**EXERCISE GOAL**
Copy out the listing that follows, exactly, without its pictures.
#### DATA EXTRACT
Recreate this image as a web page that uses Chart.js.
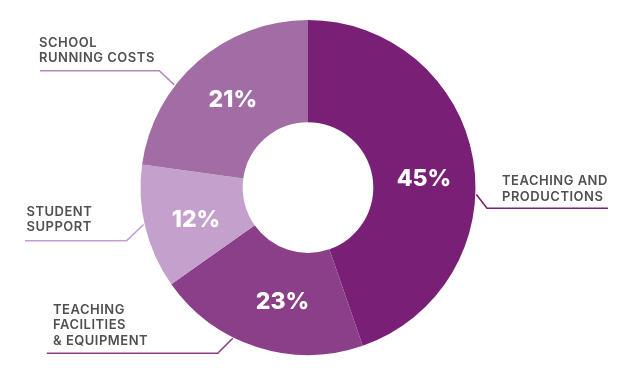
<!DOCTYPE html>
<html>
<head>
<meta charset="utf-8">
<script src="https://cdn.jsdelivr.net/npm/chart.js@4.4.1/dist/chart.umd.min.js"></script>
<style>
  html, body { margin: 0; padding: 0; background: #ffffff; }
  #wrap { position: relative; width: 632px; height: 379px; }
</style>
</head>
<body>
<div id="wrap"><canvas id="c" width="632" height="379"></canvas></div>
<script>
// ---- data ----
const categories = ['Teaching and Productions', 'Teaching Facilities & Equipment', 'Student Support', 'School Running Costs'];
const categoryLines = [['TEACHING AND', 'PRODUCTIONS'], ['TEACHING', 'FACILITIES', '& EQUIPMENT'], ['STUDENT', 'SUPPORT'], ['SCHOOL', 'RUNNING COSTS']];
// arc shares as drawn in the picture (degrees of the ring / 3.6)
const shares = [44.7, 20.5, 12.0, 22.8];
const percentLabels = ['45%', '23%', '12%', '21%'];
const colors = ['#7a1f76', '#8b3f88', '#c4a1cc', '#a26ca4'];
const lineColors = ['#7a1f76', '#8e3f8b', '#c4a1cc', '#b888bc'];

// ---- annotation layout (label text & leader lines) ----
const labelLayout = [
  { x: 502, y: 184.5, lh: 16.7, anchorDeg: 92.4, elbow: [487, 208.3], end: [608, 208.3], frac: 0.53 },
  { x: 53, y: 313.5, lh: 15.7, anchorDeg: 206.5, elbow: [217.7, 353.3], end: [46.7, 353.3], frac: 0.43 },
  { x: 26.5, y: 215.5, lh: 15.6, anchorDeg: 257.3, elbow: [126.7, 240.7], end: [25, 240.7], frac: 0.45 },
  { x: 39, y: 46.8, lh: 15.6, anchorDeg: 307.5, elbow: [159.3, 70.7], end: [40, 70.7], frac: 0.51 }
];

const annotate = {
  id: 'annotate',
  afterDatasetsDraw(chart) {
    const ctx = chart.ctx;
    const meta = chart.getDatasetMeta(0);
    ctx.save();
    // percent labels
    ctx.fillStyle = '#ffffff';
    ctx.font = '800 23px Inter, "Open Sans", sans-serif';
    ctx.textAlign = 'center';
    ctx.textBaseline = 'middle';
    meta.data.forEach((arc, i) => {
      const f = labelLayout[i].frac;
      const ang = arc.startAngle + (arc.endAngle - arc.startAngle) * f;
      const r = (arc.innerRadius + arc.outerRadius) / 2;
      ctx.fillText(percentLabels[i], arc.x + r * Math.cos(ang), arc.y + r * Math.sin(ang) + 1);
    });
    // leader lines + category text
    meta.data.forEach((arc, i) => {
      const L = labelLayout[i];
      const a = (L.anchorDeg - 90) * Math.PI / 180;
      const ax = arc.x + (arc.outerRadius + 1) * Math.cos(a);
      const ay = arc.y + (arc.outerRadius + 1) * Math.sin(a);
      ctx.strokeStyle = lineColors[i];
      ctx.lineWidth = 1.6;
      ctx.beginPath();
      ctx.moveTo(ax, ay);
      ctx.lineTo(L.elbow[0], L.elbow[1]);
      ctx.lineTo(L.end[0], L.end[1]);
      ctx.stroke();
      ctx.fillStyle = '#505050';
      ctx.font = '600 13px Inter, "Open Sans", sans-serif';
      ctx.letterSpacing = '0.5px';
      ctx.textAlign = 'left';
      ctx.textBaseline = 'alphabetic';
      categoryLines[i].forEach((t, k) => {
        ctx.fillText(t, L.x, L.y + k * L.lh);
      });
      ctx.letterSpacing = '0px';
    });
    ctx.restore();
  }
};

new Chart(document.getElementById('c'), {
  type: 'doughnut',
  data: {
    labels: categories,
    datasets: [{
      data: shares,
      backgroundColor: colors,
      borderWidth: 0,
      hoverOffset: 0
    }]
  },
  options: {
    responsive: false,
    animation: false,
    cutout: '39%',
    rotation: 0,
    layout: { padding: { top: 20, bottom: 24, left: 0, right: 16 } },
    plugins: { legend: { display: false }, tooltip: { enabled: false } }
  },
  plugins: [annotate]
});
</script>
</body>
</html>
########
**ANSWER BELOW**
Recreate this image as a web page that uses Chart.js.
<!DOCTYPE html>
<html>
<head>
<meta charset="utf-8">
<script src="https://cdn.jsdelivr.net/npm/chart.js@4.4.1/dist/chart.umd.min.js"></script>
<style>
  html, body { margin: 0; padding: 0; background: #ffffff; }
  #wrap { position: relative; width: 632px; height: 379px; }
</style>
</head>
<body>
<div id="wrap"><canvas id="c" width="632" height="379"></canvas></div>
<script>
// ---- data ----
const categories = ['Teaching and Productions', 'Teaching Facilities & Equipment', 'Student Support', 'School Running Costs'];
const categoryLines = [['TEACHING AND', 'PRODUCTIONS'], ['TEACHING', 'FACILITIES', '& EQUIPMENT'], ['STUDENT', 'SUPPORT'], ['SCHOOL', 'RUNNING COSTS']];
// arc shares as drawn in the picture (degrees of the ring / 3.6)
const shares = [44.7, 20.5, 12.0, 22.8];
const percentLabels = ['45%', '23%', '12%', '21%'];
const colors = ['#7a1f76', '#8b3f88', '#c4a1cc', '#a26ca4'];
const lineColors = ['#7a1f76', '#8e3f8b', '#c4a1cc', '#b888bc'];

// ---- annotation layout (label text & leader lines) ----
const labelLayout = [
  { x: 502, y: 184.5, lh: 16.7, anchorDeg: 92.4, elbow: [487, 208.3], end: [608, 208.3], frac: 0.53 },
  { x: 53, y: 313.5, lh: 15.7, anchorDeg: 206.5, elbow: [217.7, 353.3], end: [46.7, 353.3], frac: 0.43 },
  { x: 26.5, y: 215.5, lh: 15.6, anchorDeg: 257.3, elbow: [126.7, 240.7], end: [25, 240.7], frac: 0.45 },
  { x: 39, y: 46.8, lh: 15.6, anchorDeg: 307.5, elbow: [159.3, 70.7], end: [40, 70.7], frac: 0.51 }
];

const annotate = {
  id: 'annotate',
  afterDatasetsDraw(chart) {
    const ctx = chart.ctx;
    const meta = chart.getDatasetMeta(0);
    ctx.save();
    // percent labels
    ctx.fillStyle = '#ffffff';
    ctx.font = '800 23px Inter, "Open Sans", sans-serif';
    ctx.textAlign = 'center';
    ctx.textBaseline = 'middle';
    meta.data.forEach((arc, i) => {
      const f = labelLayout[i].frac;
      const ang = arc.startAngle + (arc.endAngle - arc.startAngle) * f;
      const r = (arc.innerRadius + arc.outerRadius) / 2;
      ctx.fillText(percentLabels[i], arc.x + r * Math.cos(ang), arc.y + r * Math.sin(ang) + 1);
    });
    // leader lines + category text
    meta.data.forEach((arc, i) => {
      const L = labelLayout[i];
      const a = (L.anchorDeg - 90) * Math.PI / 180;
      const ax = arc.x + (arc.outerRadius + 1) * Math.cos(a);
      const ay = arc.y + (arc.outerRadius + 1) * Math.sin(a);
      ctx.strokeStyle = lineColors[i];
      ctx.lineWidth = 1.6;
      ctx.beginPath();
      ctx.moveTo(ax, ay);
      ctx.lineTo(L.elbow[0], L.elbow[1]);
      ctx.lineTo(L.end[0], L.end[1]);
      ctx.stroke();
      ctx.fillStyle = '#505050';
      ctx.font = '600 13px Inter, "Open Sans", sans-serif';
      ctx.letterSpacing = '0.5px';
      ctx.textAlign = 'left';
      ctx.textBaseline = 'alphabetic';
      categoryLines[i].forEach((t, k) => {
        ctx.fillText(t, L.x, L.y + k * L.lh);
      });
      ctx.letterSpacing = '0px';
    });
    ctx.restore();
  }
};

new Chart(document.getElementById('c'), {
  type: 'doughnut',
  data: {
    labels: categories,
    datasets: [{
      data: shares,
      backgroundColor: colors,
      borderWidth: 0,
      hoverOffset: 0
    }]
  },
  options: {
    responsive: false,
    animation: false,
    cutout: '39%',
    rotation: 0,
    layout: { padding: { top: 20, bottom: 24, left: 0, right: 16 } },
    plugins: { legend: { display: false }, tooltip: { enabled: false } }
  },
  plugins: [annotate]
});
</script>
</body>
</html>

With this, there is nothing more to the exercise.